Kansas state rep: Black people ‘responded the worst’ to marijuana because of ‘their genetics’
A GOP lawmaker in Kansas said that African-Americans “responded the worst” to marijuana because of their “genetics” and “character makeup.”
State Rep. Steve Alford (R) said at a “Legislative Coffee” session on Saturday that Jim Crow-era policies banning drugs such as pot were to protect other citizens from the drug use of black Americans.
“Basically any way you say it, marijuana is an entry drug into the higher drugs,” Alford said, as first reported by The Garden City Telegram. “What you really need to do is go back in the ’30s, when they outlawed all types of drugs in Kansas and across the United States.”
“What was the reason why they did that? One of the reasons why, I hate to say it, was that the African-Americans, they were basically users and they basically responded the worst to those drugs just because of their character makeup, their genetics and that,” he continued.
“And so basically what we’re trying to do is we’re trying to do a complete reverse, with people not remembering what has happened in the past.”

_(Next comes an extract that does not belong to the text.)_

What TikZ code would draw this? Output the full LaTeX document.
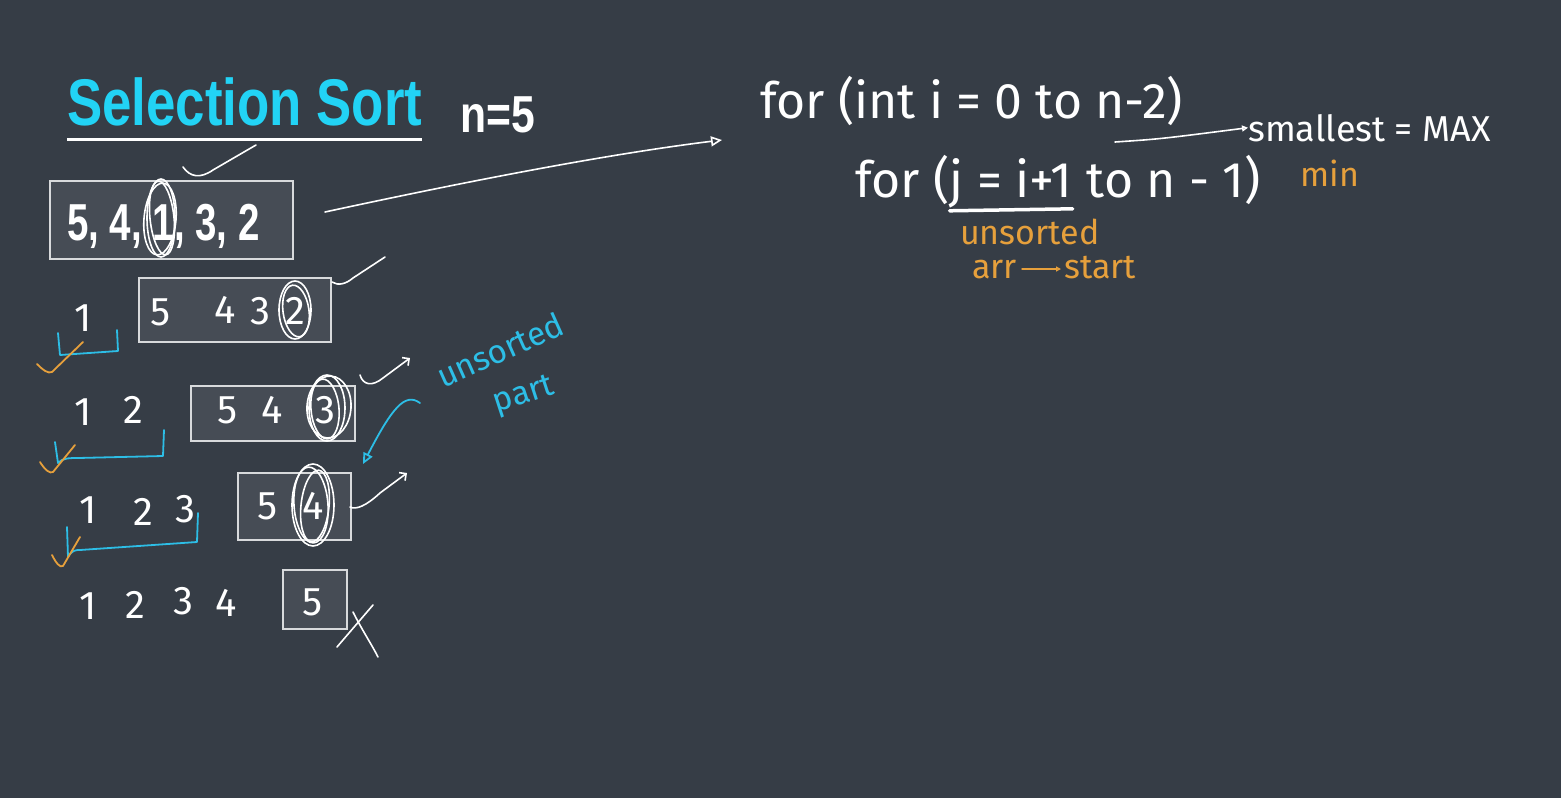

Alford was talking to a crowd with no black people present, according to the Telegram.
The lawmaker was responding to an argument by Zach Worf, president of Finney County Democrats, in favor of legalizing marijuana in Kansas, saying it could help the state’s economy.
Worf said he later told Alford that his comments were “the most racist thing [he had] ever heard.”
Other Republican state lawmakers later disagreed with Alford’s comments.